*** Input

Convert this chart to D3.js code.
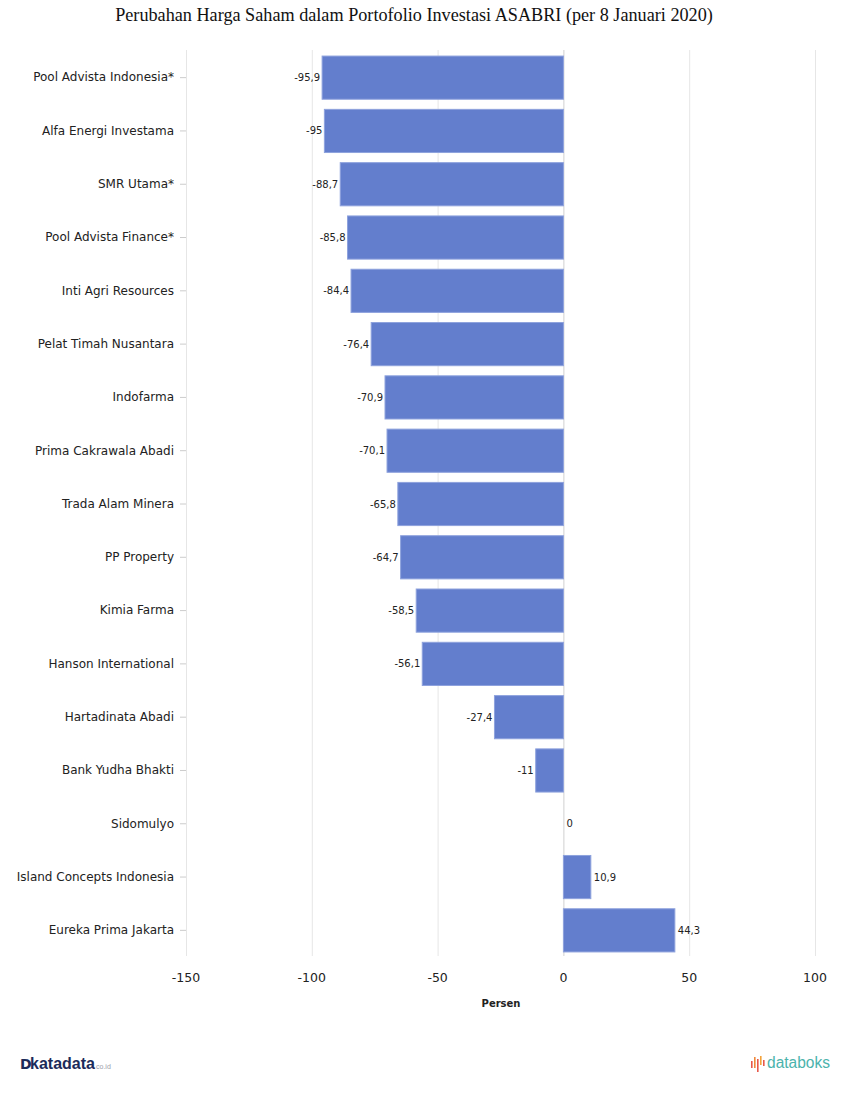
<!DOCTYPE html>
<html>
<head>
<meta charset="utf-8">
<script src="https://cdn.jsdelivr.net/npm/d3@7"></script>
<style>
  body { margin: 0; background: #fff; }
</style>
</head>
<body>
<div id="chart"></div>
<script>
const categories = [
  "Pool Advista Indonesia*", "Alfa Energi Investama", "SMR Utama*", "Pool Advista Finance*",
  "Inti Agri Resources", "Pelat Timah Nusantara", "Indofarma", "Prima Cakrawala Abadi",
  "Trada Alam Minera", "PP Property", "Kimia Farma", "Hanson International",
  "Hartadinata Abadi", "Bank Yudha Bhakti", "Sidomulyo", "Island Concepts Indonesia",
  "Eureka Prima Jakarta"
];
const values = [-95.9, -95, -88.7, -85.8, -84.4, -76.4, -70.9, -70.1, -65.8, -64.7, -58.5, -56.1, -27.4, -11, 0, 10.9, 44.3];
const xTicks = [-150, -100, -50, 0, 50, 100];

const W = 851, H = 1115;
const plotLeft = 186, plotRight = 815, plotTop = 51, plotBottom = 957;

const svg = d3.select("#chart")
    .append("svg")
    .attr("width", W)
    .attr("height", H);

const x = d3.scaleLinear().domain([-150, 100]).range([plotLeft, plotRight]);
const y = d3.scaleBand().domain(categories).range([plotTop, plotBottom]).paddingInner(0.19).paddingOuter(0.095);

const fmt = v => String(v).replace(".", ",");

// title
svg.append("text")
    .attr("x", 414)
    .attr("y", 21)
    .attr("text-anchor", "middle")
    .attr("font-family", "Liberation Serif, serif")
    .attr("font-size", 18.2)
    .attr("fill", "#111")
    .text("Perubahan Harga Saham dalam Portofolio Investasi ASABRI (per 8 Januari 2020)");

// gridlines
svg.append("g")
    .selectAll("line")
    .data(xTicks)
    .join("line")
    .attr("x1", d => x(d) + 0.5)
    .attr("x2", d => x(d) + 0.5)
    .attr("y1", plotTop - 1)
    .attr("y2", plotBottom - 1)
    .attr("stroke", d => d === 0 ? "#d0d0d0" : "#e6e6e6")
    .attr("stroke-width", 1);

// x axis labels
svg.append("g")
    .selectAll("text")
    .data(xTicks)
    .join("text")
    .attr("x", d => x(d))
    .attr("y", 982)
    .attr("text-anchor", "middle")
    .attr("font-family", "DejaVu Sans, sans-serif")
    .attr("font-size", 12.5)
    .attr("fill", "#222")
    .text(d => d);

svg.append("text")
    .attr("x", 501)
    .attr("y", 1007)
    .attr("text-anchor", "middle")
    .attr("font-family", "DejaVu Sans, sans-serif")
    .attr("font-size", 10)
    .attr("font-weight", "bold")
    .attr("fill", "#222")
    .text("Persen");

// y axis with small ticks
const yAxis = svg.append("g")
    .attr("transform", `translate(${plotLeft},0)`)
    .call(d3.axisLeft(y).tickSize(6).tickPadding(6));
yAxis.select(".domain").remove();
yAxis.selectAll(".tick line").attr("stroke", "#ccc");
yAxis.selectAll(".tick text")
    .attr("font-family", "DejaVu Sans, sans-serif")
    .attr("font-size", 12)
    .attr("fill", "#222");

// bars
svg.append("g")
    .selectAll("rect")
    .data(values)
    .join("rect")
    .attr("x", d => x(Math.min(0, d)))
    .attr("y", (d, i) => y(categories[i]))
    .attr("width", d => Math.abs(x(d) - x(0)))
    .attr("height", y.bandwidth())
    .attr("fill", "#637ecd")
    .attr("stroke", d => d === 0 ? "none" : "#8ea2dd")
    .attr("stroke-width", 1);

// value labels
svg.append("g")
    .selectAll("text")
    .data(values)
    .join("text")
    .attr("x", d => d < 0 ? x(d) - 2 : x(d) + 3)
    .attr("y", (d, i) => y(categories[i]) + y.bandwidth() / 2)
    .attr("dy", "0.35em")
    .attr("text-anchor", d => d < 0 ? "end" : "start")
    .attr("font-family", "DejaVu Sans, sans-serif")
    .attr("font-size", 10)
    .attr("fill", "#222")
    .text(d => fmt(d));

// katadata logo
const kata = svg.append("g").attr("transform", "translate(20,1060)");
kata.append("text")
    .attr("x", 0).attr("y", 9)
    .attr("font-family", "DejaVu Sans, sans-serif")
    .attr("font-weight", "bold")
    .attr("font-size", 14)
    .attr("fill", "#1c2b5a")
    .text("D");
kata.append("text")
    .attr("x", 10).attr("y", 9)
    .attr("font-family", "Liberation Sans Narrow, Liberation Sans, sans-serif")
    .attr("font-weight", "bold")
    .attr("font-size", 16)
    .attr("fill", "#1c2b5a")
    .attr("textLength", 65)
    .attr("lengthAdjust", "spacingAndGlyphs")
    .text("katadata");
kata.append("text")
    .attr("x", 76).attr("y", 9)
    .attr("font-family", "Liberation Sans, sans-serif")
    .attr("font-size", 7)
    .attr("fill", "#9aa0aa")
    .text("co.id");

// databoks logo
const boks = svg.append("g").attr("transform", "translate(751,1056)");
const barsIcon = [[0, 5, 7, "#e8584a"], [3, 1, 11, "#f08a3c"], [6, 3, 13, "#e8584a"], [9, 0, 9, "#f3a33a"], [12, 4, 6, "#e8584a"]];
boks.selectAll("rect")
    .data(barsIcon)
    .join("rect")
    .attr("x", d => d[0])
    .attr("y", d => d[1])
    .attr("width", 1.6)
    .attr("height", d => d[2])
    .attr("fill", d => d[3]);
boks.append("text")
    .attr("x", 16).attr("y", 12)
    .attr("font-family", "Liberation Sans Narrow, Liberation Sans, sans-serif")
    .attr("font-size", 16)
    .attr("fill", "#4bb3ac")
    .attr("textLength", 63)
    .attr("lengthAdjust", "spacingAndGlyphs")
    .text("databoks");
</script>
</body>
</html>
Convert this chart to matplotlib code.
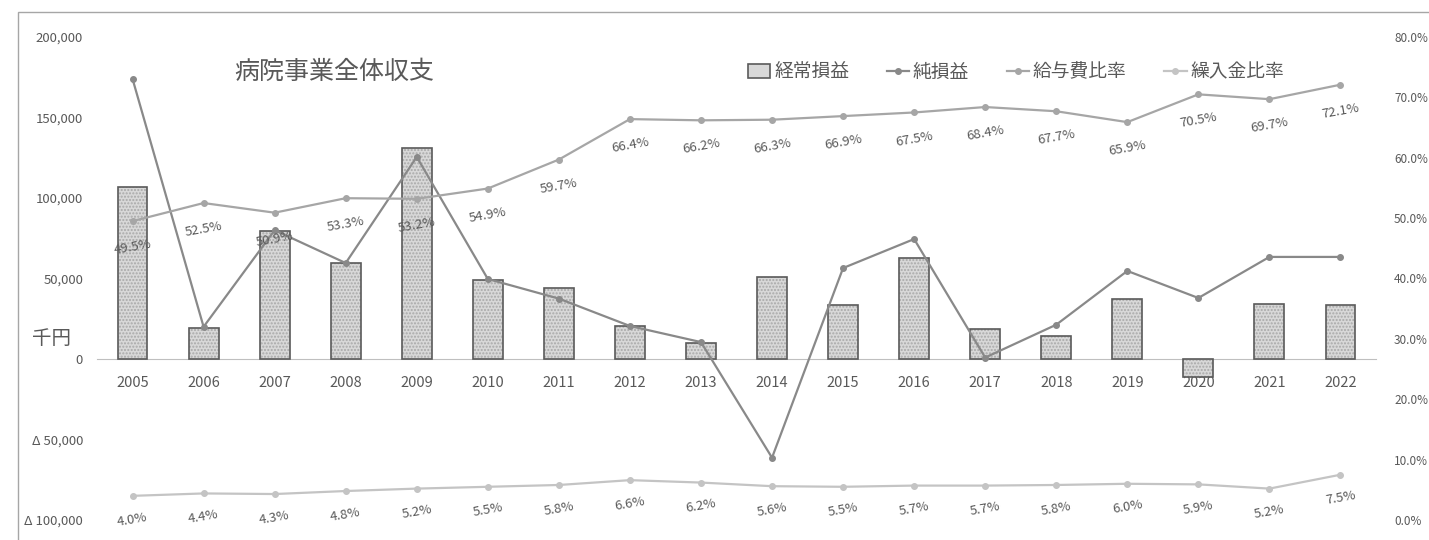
"""
病院事業全体収支 - 棒グラフ + 折れ線(2軸)
"""
import numpy as np
import matplotlib
matplotlib.use('Agg')
import matplotlib.pyplot as plt
from matplotlib import rcParams
from matplotlib.patches import Rectangle
from matplotlib.lines import Line2D

rcParams['font.family'] = ['Noto Sans CJK JP', 'DejaVu Sans']
rcParams['text.color'] = '#595959'

# データ
years = [str(y) for y in range(2005, 2023)]
ordinary_profit = [107000, 19500, 79500, 59800, 131000, 49000, 44000, 20500, 10000,
                   51000, 33500, 62700, 18600, 14300, 37300, -11000, 34200, 33500]
net_profit = [174000, 20000, 80000, 59600, 125500, 49700, 37500, 20500, 10500,
              -61300, 56500, 74500, 900, 21300, 54700, 37900, 63400, 63400]
salary_ratio = [49.5, 52.5, 50.9, 53.3, 53.2, 54.9, 59.7, 66.4, 66.2, 66.3, 66.9,
                67.5, 68.4, 67.7, 65.9, 70.5, 69.7, 72.1]
transfer_ratio = [4.0, 4.4, 4.3, 4.8, 5.2, 5.5, 5.8, 6.6, 6.2, 5.6, 5.5, 5.7, 5.7,
                  5.8, 6.0, 5.9, 5.2, 7.5]
left_ticks = [-100000, -50000, 0, 50000, 100000, 150000, 200000]
left_tick_labels = ['Δ 100,000', 'Δ 50,000', '0', '50,000', '100,000', '150,000', '200,000']
right_ticks = [0, 10, 20, 30, 40, 50, 60, 70, 80]

GRAY_TXT = '#595959'
C_NET = '#898989'
C_SAL = '#a6a6a6'
C_TRF = '#c4c4c4'

fig = plt.figure(figsize=(14.29, 5.4), dpi=100)
ax = fig.add_axes([97 / 1429, 20 / 540, 1279 / 1429, 483 / 540])
ax2 = ax.twinx()

x = np.arange(len(years))

# 経常損益 (棒)
ax.bar(x, ordinary_profit, width=0.42, color='#d8d8d8', edgecolor='#a8a8a8',
       hatch='.....', linewidth=0, zorder=2)
ax.bar(x, ordinary_profit, width=0.42, color='none', edgecolor='#5a5a5a',
       linewidth=1.2, zorder=3)

# 純損益 (折れ線)
ax.plot(x, net_profit, color=C_NET, lw=1.6, marker='o', ms=4, zorder=4)

ax.set_xlim(-0.5, len(years) - 0.5)
ax.set_ylim(-100000, 200000)
ax.set_yticks(left_ticks)
ax.set_yticklabels(left_tick_labels)
ax.set_xticks(x)
ax.set_xticklabels(years)
ax.spines['bottom'].set_position(('data', 0))
ax.spines['bottom'].set_color('#bfbfbf')
for s in ['top', 'left', 'right']:
    ax.spines[s].set_visible(False)
ax.tick_params(axis='x', length=0, pad=12, labelsize=10.5, labelcolor=GRAY_TXT)
ax.tick_params(axis='y', length=0, pad=10, labelsize=9.5, labelcolor=GRAY_TXT)

# 比率 (右軸)
ax2.plot(x, salary_ratio, color=C_SAL, lw=1.6, marker='o', ms=4, zorder=4)
ax2.plot(x, transfer_ratio, color=C_TRF, lw=1.6, marker='o', ms=4, zorder=4)
ax2.set_ylim(0, 80)
ax2.set_yticks(right_ticks)
ax2.set_yticklabels([f'{v:.1f}%' for v in right_ticks])
for s in ax2.spines.values():
    s.set_visible(False)
ax2.tick_params(axis='y', length=0, pad=13, labelsize=8.5, labelcolor=GRAY_TXT)

for xi, v in zip(x, salary_ratio):
    ax2.annotate(f'{v:.1f}%', (xi, v), xytext=(0, -19), textcoords='offset points',
                 ha='center', va='center', rotation=10, fontsize=9.5, color=GRAY_TXT)
for xi, v in zip(x, transfer_ratio):
    ax2.annotate(f'{v:.1f}%', (xi, v), xytext=(0, -17), textcoords='offset points',
                 ha='center', va='center', rotation=10, fontsize=9.5, color=GRAY_TXT)

# タイトル・単位
fig.text(334 / 1429, 1 - 72 / 540, '病院事業全体収支', fontsize=18, ha='center',
         va='center', color=GRAY_TXT)
fig.text(51 / 1429, 1 - 338 / 540, '千円', fontsize=14, ha='center', va='center',
         color=GRAY_TXT)

# 凡例
handles = [
    Rectangle((0, 0), 1, 1, facecolor='#d8d8d8', edgecolor='#5a5a5a', lw=1.2),
    Line2D([], [], color=C_NET, lw=1.6, marker='o', ms=4),
    Line2D([], [], color=C_SAL, lw=1.6, marker='o', ms=4),
    Line2D([], [], color=C_TRF, lw=1.6, marker='o', ms=4),
]
labels = ['経常損益', '純損益', '給与費比率', '繰入金比率']
fig.legend(handles, labels, loc='center', bbox_to_anchor=(1016 / 1429, 1 - 72 / 540),
           ncol=4, frameon=False, fontsize=13.5, handlelength=1.2, handletextpad=0.2,
           columnspacing=2.0, labelcolor=GRAY_TXT)

# 外枠
fig.patches.append(Rectangle((18 / 1429, -0.1), 1.2, 1.078, transform=fig.transFigure,
                             fill=False, edgecolor='#a6a6a6', lw=1))

fig.savefig('out.png', dpi=100)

******

* What needs to be done *
In the records above, collect each line with "matplotlib".

* Solution to the problem *
Convert this chart to matplotlib code.
import matplotlib
matplotlib.use('Agg')
import matplotlib.pyplot as plt
from matplotlib import rcParams
from matplotlib.patches import Rectangle
from matplotlib.lines import Line2D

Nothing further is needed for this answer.